AVELLINO. Il calcio italiano continua a imperversare nel caos. Dopo il verdetto Consiglio di Stato, che ha sospeso l’istanza del Tar del Lazio e mantenuto il format della Serie B a 19 squadre, la diaspora per il ripescaggio in Serie B è destinata a proseguire nei tribunali.
Ma come mai si è arrivati a questo? I fallimenti di Avellino, Cesena e Bari hanno liberato 3 posti in Serie B, manifestando, ancora una volta, una situazione che in Italia sembra essere insanabile. Questa è solo la punta di un iceberg molto, molto grande.
NUMERI IMPIETOSI
Praticamente ogni anno, tifoserie e piazze anche molto calde, si ritrovano a fare i conti con fallimenti o penalizzazioni che uccidono il calcio di provincia, quello lontano dai grandi imprenditori e dagli investimenti miliardari.
Negli ultimi 15 anni, tra Serie A, Serie B e Serie C/Lega Pro, sono state infatti 153 le squadre che non sono riuscite a iscriversi a un campionato. Quest’anno, oltre alle tre sopracitate in Serie B, hanno dovuto ammainare la bandiera anche Reggiana, Fidelis Andria e Mestre.
Un’impietosa media di più di 10 club per stagione che non riescono a trovare i fondi per far parte del campionato. E quando, invece, si riesce in extremis a iscriversi, i problemi non tardano ad arrivare. Secondo il “Report Calcio 2018” stilato dalla Figc, dal 2011 al 2017 sono stati sottratti 256 punti in penalizzazioni, considerando le tre principali categorie italiane. Ancora una volta, una media incredibile: circa 36 punti a campionato, quasi quanti ne servirebbero per una salvezza in Serie A.
CALCIO DI PROVINCIA NON PIÙ SOSTENIBILE
Eppure, in Italia, i soldi si investono eccome. Basti pensare alla Juventus, che ha avuto la forza economica di portare in Italia Cristiano Ronaldo, il calciatore più forte del pianeta, pagandolo 31 milioni di euro annui. Un impatto a bilancio, dunque, di circa 62 milioni di euro, una cifra inarrivabile come fatturato per alcune squadre di Serie B.
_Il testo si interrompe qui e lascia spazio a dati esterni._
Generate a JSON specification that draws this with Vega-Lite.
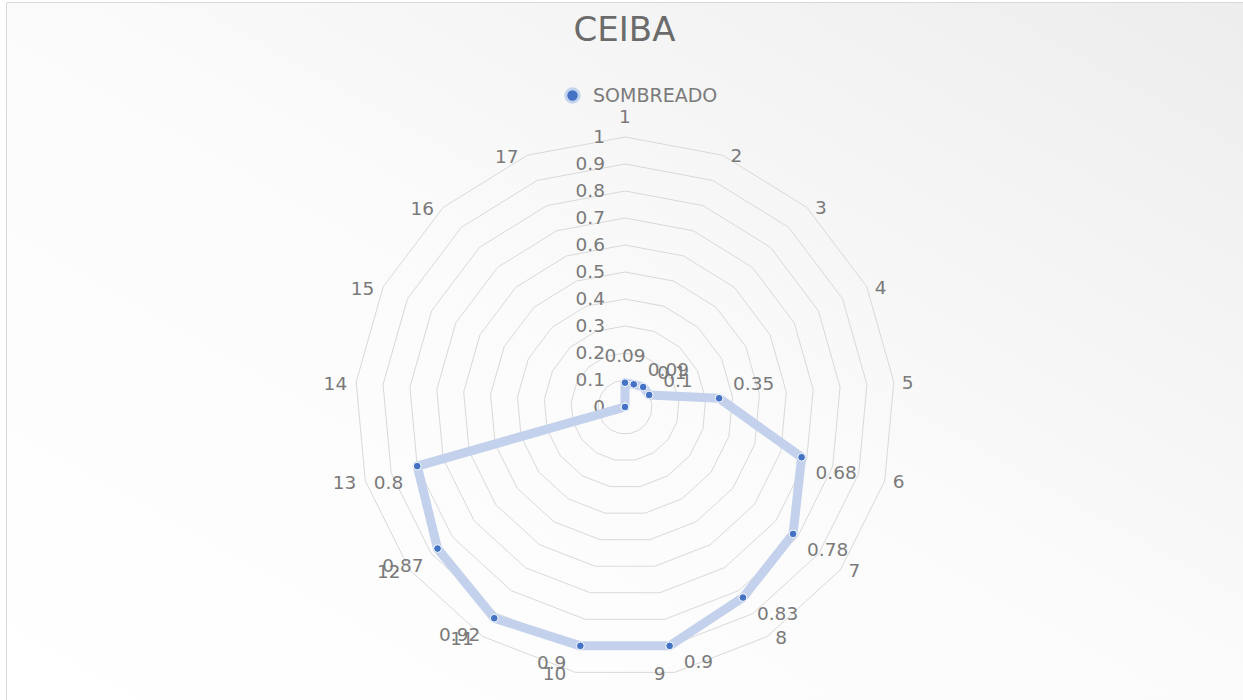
{
  "$schema": "https://vega.github.io/schema/vega-lite/v6.json",
  "width": 1237,
  "height": 698,
  "autosize": {"type": "none"},
  "padding": {"left": 6, "top": 2, "right": 0, "bottom": 0},
  "background": "#ffffff",
  "config": {
    "view": {
      "fill": {"gradient": "linear", "x1": 0, "y1": 1, "x2": 1, "y2": 0,
        "stops": [{"offset": 0, "color": "#ffffff"}, {"offset": 0.5, "color": "#fbfbfb"}, {"offset": 1, "color": "#ededed"}]},
      "stroke": "#d9d9d9",
      "strokeWidth": 1
    },
    "text": {"font": "DejaVu Sans", "fontSize": 18.5, "color": "#7a7a7a"},
    "legend": {
      "orient": "none",
      "legendX": 557,
      "legendY": 84,
      "direction": "horizontal",
      "padding": 0,
      "labelFont": "DejaVu Sans",
      "labelFontSize": 19,
      "labelColor": "#7a7a7a",
      "labelOffset": 11,
      "symbolType": "circle",
      "symbolSize": 180,
      "symbolStrokeColor": "#c5d4ee",
      "symbolStrokeWidth": 3
    }
  },
  "title": {
    "text": "CEIBA",
    "font": "DejaVu Sans",
    "fontSize": 34,
    "fontWeight": "normal",
    "color": "#6b6b6b",
    "anchor": "middle",
    "offset": -73,
    "baseline": "alphabetic"
  },
  "datasets": {
    "series": [
      {"k": 1, "value": 0.09},
      {"k": 2, "value": 0.09},
      {"k": 3, "value": 0.1},
      {"k": 4, "value": 0.1},
      {"k": 5, "value": 0.35},
      {"k": 6, "value": 0.68},
      {"k": 7, "value": 0.78},
      {"k": 8, "value": 0.83},
      {"k": 9, "value": 0.9},
      {"k": 10, "value": 0.9},
      {"k": 11, "value": 0.92},
      {"k": 12, "value": 0.87},
      {"k": 13, "value": 0.8},
      {"k": 14, "value": 0},
      {"k": 15, "value": 0},
      {"k": 16, "value": 0},
      {"k": 17, "value": 0}
    ],
    "grid": [
      {"level": 0, "ks": [1,2,3,4,5,6,7,8,9,10,11,12,13,14,15,16,17]},
      {"level": 0.1, "ks": [1,2,3,4,5,6,7,8,9,10,11,12,13,14,15,16,17]},
      {"level": 0.2, "ks": [1,2,3,4,5,6,7,8,9,10,11,12,13,14,15,16,17]},
      {"level": 0.3, "ks": [1,2,3,4,5,6,7,8,9,10,11,12,13,14,15,16,17]},
      {"level": 0.4, "ks": [1,2,3,4,5,6,7,8,9,10,11,12,13,14,15,16,17]},
      {"level": 0.5, "ks": [1,2,3,4,5,6,7,8,9,10,11,12,13,14,15,16,17]},
      {"level": 0.6, "ks": [1,2,3,4,5,6,7,8,9,10,11,12,13,14,15,16,17]},
      {"level": 0.7, "ks": [1,2,3,4,5,6,7,8,9,10,11,12,13,14,15,16,17]},
      {"level": 0.8, "ks": [1,2,3,4,5,6,7,8,9,10,11,12,13,14,15,16,17]},
      {"level": 0.9, "ks": [1,2,3,4,5,6,7,8,9,10,11,12,13,14,15,16,17]},
      {"level": 1, "ks": [1,2,3,4,5,6,7,8,9,10,11,12,13,14,15,16,17]}
    ]
  },
  "layer": [
    {
      "data": {"name": "grid"},
      "layer": [
        {
          "transform": [
            {"filter": "datum.level > 0"},
            {"flatten": ["ks"], "as": ["k"]},
            {"calculate": "(datum.k - 1) * 2 * PI / 17", "as": "ang"},
            {"calculate": "datum.level * sin(datum.ang)", "as": "gx"},
            {"calculate": "datum.level * cos(datum.ang)", "as": "gy"}
          ],
          "mark": {"type": "line", "interpolate": "linear-closed", "stroke": "#d9d9d9", "strokeWidth": 1},
          "encoding": {
            "x": {"field": "gx", "type": "quantitative", "scale": {"domain": [-2.2926, 2.2889], "nice": false, "zero": false}, "axis": null},
            "y": {"field": "gy", "type": "quantitative", "scale": {"domain": [-1.0852, 1.5], "nice": false, "zero": false}, "axis": null},
            "detail": {"field": "level", "type": "nominal"},
            "order": {"field": "k", "type": "quantitative"}
          }
        },
        {
          "mark": {"type": "text", "align": "right", "baseline": "middle", "dx": -20},
          "encoding": {
            "x": {"datum": 0, "type": "quantitative"},
            "y": {"field": "level", "type": "quantitative"},
            "text": {"field": "level", "type": "nominal"}
          }
        }
      ]
    },
    {
      "data": {"name": "series"},
      "transform": [
        {"calculate": "(datum.k - 1) * 2 * PI / 17", "as": "ang"},
        {"calculate": "datum.value * sin(datum.ang)", "as": "px"},
        {"calculate": "datum.value * cos(datum.ang)", "as": "py"},
        {"calculate": "sin(datum.ang)", "as": "cx"},
        {"calculate": "cos(datum.ang)", "as": "cy"}
      ],
      "layer": [
        {
          "transform": [{"filter": "datum.k == 1"}],
          "mark": {"type": "text", "align": "center", "baseline": "middle", "dy": -20},
          "encoding": {
            "x": {"field": "cx", "type": "quantitative"},
            "y": {"field": "cy", "type": "quantitative"},
            "text": {"field": "k", "type": "nominal"}
          }
        },
        {
          "transform": [{"filter": "datum.k >= 2 && datum.k <= 8"}],
          "mark": {"type": "text", "align": "left", "baseline": "middle", "dx": 8, "dy": 1},
          "encoding": {
            "x": {"field": "cx", "type": "quantitative"},
            "y": {"field": "cy", "type": "quantitative"},
            "text": {"field": "k", "type": "nominal"}
          }
        },
        {
          "transform": [{"filter": "datum.k >= 9"}],
          "mark": {"type": "text", "align": "right", "baseline": "middle", "dx": -9, "dy": 2},
          "encoding": {
            "x": {"field": "cx", "type": "quantitative"},
            "y": {"field": "cy", "type": "quantitative"},
            "text": {"field": "k", "type": "nominal"}
          }
        },
        {
          "mark": {"type": "line", "interpolate": "linear-closed", "stroke": "#c3d1ec", "strokeWidth": 9, "strokeJoin": "round", "strokeCap": "round"},
          "encoding": {
            "x": {"field": "px", "type": "quantitative"},
            "y": {"field": "py", "type": "quantitative"},
            "order": {"field": "k", "type": "quantitative"}
          }
        },
        {
          "mark": {"type": "point", "filled": true, "size": 60, "stroke": "#ffffff", "strokeWidth": 1, "opacity": 1},
          "encoding": {
            "x": {"field": "px", "type": "quantitative"},
            "y": {"field": "py", "type": "quantitative"},
            "color": {"datum": "SOMBREADO", "type": "nominal", "scale": {"range": ["#4472c4"]}, "legend": {"title": null}}
          }
        },
        {
          "transform": [{"filter": "datum.k == 1"}],
          "mark": {"type": "text", "align": "center", "baseline": "middle", "dy": -27},
          "encoding": {
            "x": {"field": "px", "type": "quantitative"},
            "y": {"field": "py", "type": "quantitative"},
            "text": {"field": "value", "type": "nominal"}
          }
        },
        {
          "transform": [{"filter": "datum.k >= 2 && datum.k <= 5"}],
          "mark": {"type": "text", "align": "left", "baseline": "middle", "dx": 14, "dy": -14},
          "encoding": {
            "x": {"field": "px", "type": "quantitative"},
            "y": {"field": "py", "type": "quantitative"},
            "text": {"field": "value", "type": "nominal"}
          }
        },
        {
          "transform": [{"filter": "datum.k >= 6 && datum.k <= 9"}],
          "mark": {"type": "text", "align": "left", "baseline": "middle", "dx": 14, "dy": 16},
          "encoding": {
            "x": {"field": "px", "type": "quantitative"},
            "y": {"field": "py", "type": "quantitative"},
            "text": {"field": "value", "type": "nominal"}
          }
        },
        {
          "transform": [{"filter": "datum.k >= 10 && datum.k <= 13"}],
          "mark": {"type": "text", "align": "right", "baseline": "middle", "dx": -14, "dy": 17},
          "encoding": {
            "x": {"field": "px", "type": "quantitative"},
            "y": {"field": "py", "type": "quantitative"},
            "text": {"field": "value", "type": "nominal"}
          }
        }
      ]
    }
  ]
}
Dietro di lui, come evidenzia il report bwin sui giocatori più pagati della Serie A, ci sono campioni del calibro di Higuain, Bonucci, Dybala, Dzeko, Insigne: i ‘10 Paperoni’ della massima serie, guadagnano, complessivamente, circa 88 milioni di euro netti. Semplicemente, la ricchezza non viene redistribuita e non si è riusciti a creare, negli anni, un modello di calcio che permettesse ai piccoli imprenditori di riuscire a portare avanti piccole realtà, comunque piene di tifo e di seguito.
Non a caso, l’unica squadra piccola che si è ritagliata uno spazio importante in Serie A è il Sassuolo, che ha alle spalle un proprietario, Giorgio Squinzi, molto ricco.
È possibile andare avanti in questo modo? I numeri, purtroppo, dicono di no. Ci auguriamo che il nuovo presidente della FIGC, Gabriele Gravina, faccia il massimo per risolvere questa situazione alquanto sconfortante.